Argument line 3: the Report of Wenamun as the counter-evidence
By the time an official of Karnak's Amun temple journeys to Byblos, he is delayed, robbed and lectured by the local ruler Tjeker-Baal, who openly questions Egyptian authority. Coming from the temple that produced the grandest royal rhetoric a century earlier, this account undercuts any claim that Ramesside monumental assertions still matched reality by the end of the period.
Historiography
Miriam Lichtheim treats Wenamun as a literary masterpiece that nonetheless registers genuine political change; Kenneth Kitchen reads earlier Ramesses II material as propaganda built on real capacity rather than fantasy; Peter Brand's technical study of Karnak's reliefs shows building capacity, not merely rhetoric, underpinned the Nineteenth Dynasty's claims.

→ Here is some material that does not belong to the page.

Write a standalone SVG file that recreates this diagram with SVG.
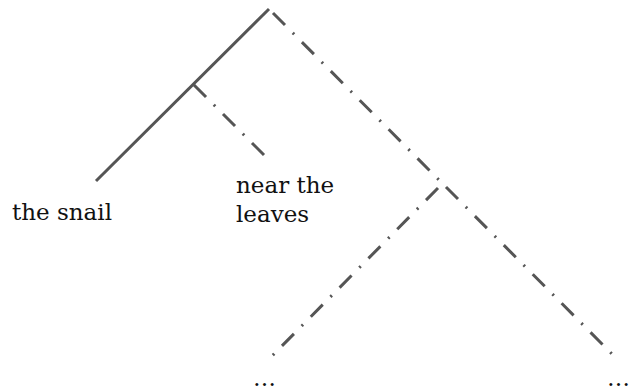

Model paragraph (argument line 3)
The clearest measure of the gap between assertion and reality is not a monument at all, but a mission that failed. When Wenamun, an agent of the very temple whose walls proclaimed Ramesses II's triumph over the Hittites, arrived at Byblos to buy cedar for Amun's sacred barge, Tjeker-Baal made him wait, mocked Egypt's fallen standing, and had to be paid before releasing the timber. Lichtheim reads the text as a literary composition of real sophistication, yet its setting, a Theban Amun official reduced to negotiating from weakness, only makes sense against a genuine decline in Egyptian authority abroad. The rhetoric of Kadesh and Medinet Habu had not disappeared from Egyptian self-image, but the power behind it plainly had.
Conclusion
Assertion tracked real power for most of the period, particularly under Ramesses II and Ramesses III, but by its end the gap between rhetoric and reality, laid bare in Wenamun, had become the dominant fact. Judgement sustained.

Marker's note: band 6 responses evaluate change over time rather than treating "Ramesside Egypt" as static, cite specific texts and monuments with dates, and use at least two named historians as argument.